SET PROBLEM:
Copy every line of the listing exactly.

AVAILABLE DATA:
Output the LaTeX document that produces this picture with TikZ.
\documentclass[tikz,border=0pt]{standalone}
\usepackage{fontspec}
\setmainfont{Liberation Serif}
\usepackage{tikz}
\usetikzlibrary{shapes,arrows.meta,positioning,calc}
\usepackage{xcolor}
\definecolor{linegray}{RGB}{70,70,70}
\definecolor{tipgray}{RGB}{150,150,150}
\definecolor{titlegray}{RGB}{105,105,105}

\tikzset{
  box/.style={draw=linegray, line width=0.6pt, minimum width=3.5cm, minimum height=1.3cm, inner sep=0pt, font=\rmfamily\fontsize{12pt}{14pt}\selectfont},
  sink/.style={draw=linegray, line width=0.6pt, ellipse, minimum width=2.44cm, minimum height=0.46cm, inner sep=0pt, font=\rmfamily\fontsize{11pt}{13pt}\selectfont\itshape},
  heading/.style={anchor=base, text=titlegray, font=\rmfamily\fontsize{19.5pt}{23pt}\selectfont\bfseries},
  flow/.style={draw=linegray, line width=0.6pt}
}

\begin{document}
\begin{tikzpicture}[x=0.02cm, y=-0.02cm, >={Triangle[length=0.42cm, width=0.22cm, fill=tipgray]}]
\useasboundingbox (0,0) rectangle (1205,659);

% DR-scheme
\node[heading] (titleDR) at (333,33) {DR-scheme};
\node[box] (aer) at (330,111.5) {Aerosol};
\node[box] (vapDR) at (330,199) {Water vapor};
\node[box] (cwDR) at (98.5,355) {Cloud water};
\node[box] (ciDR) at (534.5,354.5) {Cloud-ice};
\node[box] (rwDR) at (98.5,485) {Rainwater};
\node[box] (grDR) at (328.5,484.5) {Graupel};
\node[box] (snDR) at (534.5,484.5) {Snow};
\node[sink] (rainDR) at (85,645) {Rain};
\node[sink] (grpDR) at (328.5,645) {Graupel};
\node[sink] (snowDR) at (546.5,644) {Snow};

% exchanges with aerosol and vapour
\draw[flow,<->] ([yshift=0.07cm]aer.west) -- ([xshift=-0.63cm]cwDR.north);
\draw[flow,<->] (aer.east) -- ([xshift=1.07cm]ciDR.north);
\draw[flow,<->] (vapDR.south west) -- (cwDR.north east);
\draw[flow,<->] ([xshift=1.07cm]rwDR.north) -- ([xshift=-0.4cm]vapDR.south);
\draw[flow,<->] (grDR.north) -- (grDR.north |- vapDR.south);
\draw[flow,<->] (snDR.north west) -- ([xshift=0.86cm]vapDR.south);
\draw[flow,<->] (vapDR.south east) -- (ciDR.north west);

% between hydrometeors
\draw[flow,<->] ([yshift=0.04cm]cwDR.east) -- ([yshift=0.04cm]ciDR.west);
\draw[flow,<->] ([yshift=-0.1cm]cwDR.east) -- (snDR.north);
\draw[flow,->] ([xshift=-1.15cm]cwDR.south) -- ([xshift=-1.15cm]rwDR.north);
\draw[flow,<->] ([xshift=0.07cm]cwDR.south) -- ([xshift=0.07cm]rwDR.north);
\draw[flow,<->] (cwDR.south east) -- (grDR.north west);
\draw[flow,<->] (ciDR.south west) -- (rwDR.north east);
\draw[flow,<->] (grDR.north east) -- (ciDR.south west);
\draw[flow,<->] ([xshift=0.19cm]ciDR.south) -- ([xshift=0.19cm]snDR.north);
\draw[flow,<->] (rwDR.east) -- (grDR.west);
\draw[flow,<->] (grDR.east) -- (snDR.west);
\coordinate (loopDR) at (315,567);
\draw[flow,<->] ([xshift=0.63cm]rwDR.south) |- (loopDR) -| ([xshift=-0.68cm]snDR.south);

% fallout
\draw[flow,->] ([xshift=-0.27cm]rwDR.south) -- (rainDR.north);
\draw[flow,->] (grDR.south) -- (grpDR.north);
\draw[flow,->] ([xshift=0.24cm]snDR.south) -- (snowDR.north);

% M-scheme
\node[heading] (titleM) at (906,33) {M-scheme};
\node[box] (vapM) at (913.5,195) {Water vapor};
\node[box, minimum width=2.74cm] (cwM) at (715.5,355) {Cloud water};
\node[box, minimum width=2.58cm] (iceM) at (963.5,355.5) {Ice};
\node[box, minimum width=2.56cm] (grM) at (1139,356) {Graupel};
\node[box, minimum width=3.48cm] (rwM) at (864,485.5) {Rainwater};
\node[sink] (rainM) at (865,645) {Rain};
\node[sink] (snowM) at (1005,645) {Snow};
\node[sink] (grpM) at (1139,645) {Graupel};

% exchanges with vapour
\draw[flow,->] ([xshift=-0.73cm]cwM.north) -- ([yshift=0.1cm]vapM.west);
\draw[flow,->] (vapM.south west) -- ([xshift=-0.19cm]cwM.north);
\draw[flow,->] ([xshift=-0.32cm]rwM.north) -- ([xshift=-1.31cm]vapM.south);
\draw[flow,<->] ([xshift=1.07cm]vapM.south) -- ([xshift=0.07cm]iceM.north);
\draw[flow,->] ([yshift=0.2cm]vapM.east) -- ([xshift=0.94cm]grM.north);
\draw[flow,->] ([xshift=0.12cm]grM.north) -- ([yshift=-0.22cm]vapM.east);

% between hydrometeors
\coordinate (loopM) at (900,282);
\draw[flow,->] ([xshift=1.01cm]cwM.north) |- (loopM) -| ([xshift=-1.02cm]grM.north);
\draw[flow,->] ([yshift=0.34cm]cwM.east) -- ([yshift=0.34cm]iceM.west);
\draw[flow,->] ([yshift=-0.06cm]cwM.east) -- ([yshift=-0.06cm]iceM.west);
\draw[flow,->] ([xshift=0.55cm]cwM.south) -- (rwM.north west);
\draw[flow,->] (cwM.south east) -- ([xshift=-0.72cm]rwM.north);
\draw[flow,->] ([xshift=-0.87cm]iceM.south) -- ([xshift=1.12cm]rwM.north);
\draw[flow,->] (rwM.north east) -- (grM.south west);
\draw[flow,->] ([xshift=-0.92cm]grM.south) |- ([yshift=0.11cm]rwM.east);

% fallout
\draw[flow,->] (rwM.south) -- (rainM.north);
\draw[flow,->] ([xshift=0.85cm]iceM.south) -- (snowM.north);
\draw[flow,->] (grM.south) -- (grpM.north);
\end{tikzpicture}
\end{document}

ANSWER:
Output the LaTeX document that produces this picture with TikZ.
\documentclass[tikz,border=0pt]{standalone}
\usepackage{fontspec}
\setmainfont{Liberation Serif}
\usepackage{tikz}
\usetikzlibrary{shapes,arrows.meta,positioning,calc}
\usepackage{xcolor}
\definecolor{linegray}{RGB}{70,70,70}
\definecolor{tipgray}{RGB}{150,150,150}
\definecolor{titlegray}{RGB}{105,105,105}

\tikzset{
  box/.style={draw=linegray, line width=0.6pt, minimum width=3.5cm, minimum height=1.3cm, inner sep=0pt, font=\rmfamily\fontsize{12pt}{14pt}\selectfont},
  sink/.style={draw=linegray, line width=0.6pt, ellipse, minimum width=2.44cm, minimum height=0.46cm, inner sep=0pt, font=\rmfamily\fontsize{11pt}{13pt}\selectfont\itshape},
  heading/.style={anchor=base, text=titlegray, font=\rmfamily\fontsize{19.5pt}{23pt}\selectfont\bfseries},
  flow/.style={draw=linegray, line width=0.6pt}
}

\begin{document}
\begin{tikzpicture}[x=0.02cm, y=-0.02cm, >={Triangle[length=0.42cm, width=0.22cm, fill=tipgray]}]
\useasboundingbox (0,0) rectangle (1205,659);

% DR-scheme
\node[heading] (titleDR) at (333,33) {DR-scheme};
\node[box] (aer) at (330,111.5) {Aerosol};
\node[box] (vapDR) at (330,199) {Water vapor};
\node[box] (cwDR) at (98.5,355) {Cloud water};
\node[box] (ciDR) at (534.5,354.5) {Cloud-ice};
\node[box] (rwDR) at (98.5,485) {Rainwater};
\node[box] (grDR) at (328.5,484.5) {Graupel};
\node[box] (snDR) at (534.5,484.5) {Snow};
\node[sink] (rainDR) at (85,645) {Rain};
\node[sink] (grpDR) at (328.5,645) {Graupel};
\node[sink] (snowDR) at (546.5,644) {Snow};

% exchanges with aerosol and vapour
\draw[flow,<->] ([yshift=0.07cm]aer.west) -- ([xshift=-0.63cm]cwDR.north);
\draw[flow,<->] (aer.east) -- ([xshift=1.07cm]ciDR.north);
\draw[flow,<->] (vapDR.south west) -- (cwDR.north east);
\draw[flow,<->] ([xshift=1.07cm]rwDR.north) -- ([xshift=-0.4cm]vapDR.south);
\draw[flow,<->] (grDR.north) -- (grDR.north |- vapDR.south);
\draw[flow,<->] (snDR.north west) -- ([xshift=0.86cm]vapDR.south);
\draw[flow,<->] (vapDR.south east) -- (ciDR.north west);

% between hydrometeors
\draw[flow,<->] ([yshift=0.04cm]cwDR.east) -- ([yshift=0.04cm]ciDR.west);
\draw[flow,<->] ([yshift=-0.1cm]cwDR.east) -- (snDR.north);
\draw[flow,->] ([xshift=-1.15cm]cwDR.south) -- ([xshift=-1.15cm]rwDR.north);
\draw[flow,<->] ([xshift=0.07cm]cwDR.south) -- ([xshift=0.07cm]rwDR.north);
\draw[flow,<->] (cwDR.south east) -- (grDR.north west);
\draw[flow,<->] (ciDR.south west) -- (rwDR.north east);
\draw[flow,<->] (grDR.north east) -- (ciDR.south west);
\draw[flow,<->] ([xshift=0.19cm]ciDR.south) -- ([xshift=0.19cm]snDR.north);
\draw[flow,<->] (rwDR.east) -- (grDR.west);
\draw[flow,<->] (grDR.east) -- (snDR.west);
\coordinate (loopDR) at (315,567);
\draw[flow,<->] ([xshift=0.63cm]rwDR.south) |- (loopDR) -| ([xshift=-0.68cm]snDR.south);

% fallout
\draw[flow,->] ([xshift=-0.27cm]rwDR.south) -- (rainDR.north);
\draw[flow,->] (grDR.south) -- (grpDR.north);
\draw[flow,->] ([xshift=0.24cm]snDR.south) -- (snowDR.north);

% M-scheme
\node[heading] (titleM) at (906,33) {M-scheme};
\node[box] (vapM) at (913.5,195) {Water vapor};
\node[box, minimum width=2.74cm] (cwM) at (715.5,355) {Cloud water};
\node[box, minimum width=2.58cm] (iceM) at (963.5,355.5) {Ice};
\node[box, minimum width=2.56cm] (grM) at (1139,356) {Graupel};
\node[box, minimum width=3.48cm] (rwM) at (864,485.5) {Rainwater};
\node[sink] (rainM) at (865,645) {Rain};
\node[sink] (snowM) at (1005,645) {Snow};
\node[sink] (grpM) at (1139,645) {Graupel};

% exchanges with vapour
\draw[flow,->] ([xshift=-0.73cm]cwM.north) -- ([yshift=0.1cm]vapM.west);
\draw[flow,->] (vapM.south west) -- ([xshift=-0.19cm]cwM.north);
\draw[flow,->] ([xshift=-0.32cm]rwM.north) -- ([xshift=-1.31cm]vapM.south);
\draw[flow,<->] ([xshift=1.07cm]vapM.south) -- ([xshift=0.07cm]iceM.north);
\draw[flow,->] ([yshift=0.2cm]vapM.east) -- ([xshift=0.94cm]grM.north);
\draw[flow,->] ([xshift=0.12cm]grM.north) -- ([yshift=-0.22cm]vapM.east);

% between hydrometeors
\coordinate (loopM) at (900,282);
\draw[flow,->] ([xshift=1.01cm]cwM.north) |- (loopM) -| ([xshift=-1.02cm]grM.north);
\draw[flow,->] ([yshift=0.34cm]cwM.east) -- ([yshift=0.34cm]iceM.west);
\draw[flow,->] ([yshift=-0.06cm]cwM.east) -- ([yshift=-0.06cm]iceM.west);
\draw[flow,->] ([xshift=0.55cm]cwM.south) -- (rwM.north west);
\draw[flow,->] (cwM.south east) -- ([xshift=-0.72cm]rwM.north);
\draw[flow,->] ([xshift=-0.87cm]iceM.south) -- ([xshift=1.12cm]rwM.north);
\draw[flow,->] (rwM.north east) -- (grM.south west);
\draw[flow,->] ([xshift=-0.92cm]grM.south) |- ([yshift=0.11cm]rwM.east);

% fallout
\draw[flow,->] (rwM.south) -- (rainM.north);
\draw[flow,->] ([xshift=0.85cm]iceM.south) -- (snowM.north);
\draw[flow,->] (grM.south) -- (grpM.north);
\end{tikzpicture}
\end{document}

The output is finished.